Oh, the sound of those wonderful American Indian names.

Bernice was a strong woman and her departure from this world was very graceful.

Not too long ago, my sister and I were going through some family photo albums. We came across a black and white photo of me when I was about four. There I was sitting on a blanket at Cannon Beach talking on my toy phone looking very busy. I had my own office with an ocean view.

How prophetic!

My mother absolutely loved Cannon Beach. On her last trip there, we had lunch at Moe's Restaurant, on the southern end of Cannon Beach. We dined on Clam Chowder and Sourdough bread and again sat and looked out and watched the ocean waves and the seagulls. That day was priceless. It was a happy time.

Now when I go to Cannon Beach, it is with my sister and my niece and her children. The kids will play in the arcade at Seaside. My sister and I will look at the art galleries We will walk the beach and look for drift wood.

I believe that all of us can develop sacred places and spaces in our lives, locations of earth that can transmit great power and beauty. For me that place is Cannon Beach. For others it may be Santa Fe or Taos, New Mexico.

As my good friend Shiva, who is a wise soul has reminded me,

" These are power places."

We all need power places that can help move us beyond ourselves, to that place of beauty and transcendence and of wonder and awe.

This summer, I will walk the sands of Cannon Beach again; I will look up at Haystack Rock and sees the gulls nesting there. I will look north towards Seaside. I will look south towards Garibaldi and Tillamook and think of all of the fishermen fishing for Salmon on Tillamook Bay. My good friend Dr. Mark Henry Miller even wrote his first novel "Murder on Tillamook Bay "about this area.

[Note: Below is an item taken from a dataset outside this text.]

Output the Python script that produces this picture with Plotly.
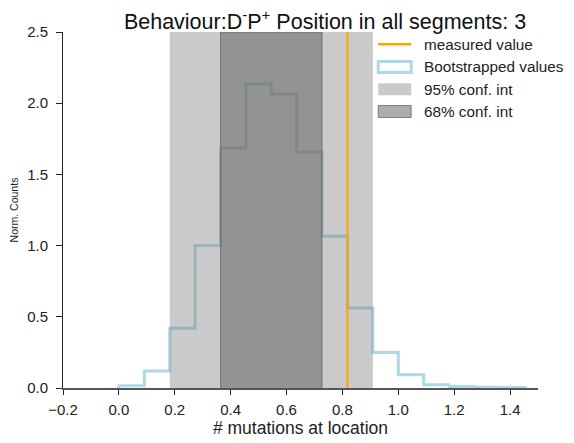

In Mark's novel, a fictional United Church of Christ minister is shot to death while fishing on Tillamook Bay.

When I go to Cannon Beach this summer I don't intend to get shot, but I do intend to ponder and to meditate upon beauty, memory and the lives of those who have lived before and of our lives as they continue to develop and flourish.

May this be so for all of us.

As we walk together in our lives, may we remember and celebrate all of those past, present and future who walk with us.